Quantum networks enable the transmission of protected information. One way to send that information is by routing photons—units of light emitted by excited atoms—through thin strands of glass or plastic called optical fibers.
Similar to a bit of 0 or 1 in classical computing, the fundamental information unit of quantum computing is a qubit. Burgers will use the internal states of ytterbium atoms as the qubits in his system, which are then entangled with the photons that they emit.

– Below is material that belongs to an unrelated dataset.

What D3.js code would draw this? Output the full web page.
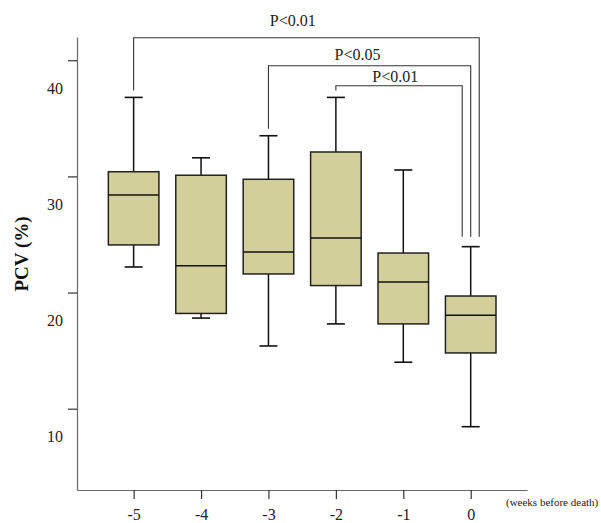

“Entanglement means that the state of the photon tells you something about the state of the qubit; they are inextricably connected,” explained Burgers, assistant professor of Electrical and Computer Engineering. “A photon can travel long distances, carrying that entanglement with it. Then, by making a special kind of measurement on that photon, we can entangle additional systems that are farther away to make a network.”
Ytterbium has several benefits over other atoms for quantum applications. It has a metastable, or long-lasting, excited state that lends itself to the types of measurements Burgers will perform on the entangled photons. It also emits photons with frequencies in the telecommunications band, which are best-suited for transmission through optical fibers.
“The sweet spot for optical fibers is in the telecommunications band, so having an atom that emits in that frequency range is really advantageous for integrating into existing telecommunications infrastructures,” said Burgers.
Burgers will use custom chips fabricated at the Lurie Nanofabrication Facility that have miniature optical (“nanophotonic”) cavities—mirrors facing each other, designed to catch the light emitted from an excited atom—built into them. With a series of highly-focused laser beams called optical tweezers, he can capture individual ytterbium atoms and move them just above the nanophotonic cavities on the chips. From there, an emitted and entangled photon can be controlled and directed into the optical fiber to travel to another node in the network.

This CAREER Award will support the Quantum Optics Lab in developing a robust and scalable quantum networking platform, capable of efficiently linking separate quantum systems. Burgers’ research team will ultimately explore experimentally uncharted territories in quantum science and develop the quantum workforce through educational opportunities for high schoolers, undergraduates, and graduate students.
Burgers earned his PhD in Physics at the University of Michigan in 2015. He did postdoctoral research at the California Institute of Technology and Princeton University prior to his return to Michigan as an assistant professor in 2022. He has received research funding from AFOSR, DARPA, and ARO, in addition to his NSF CAREER Award.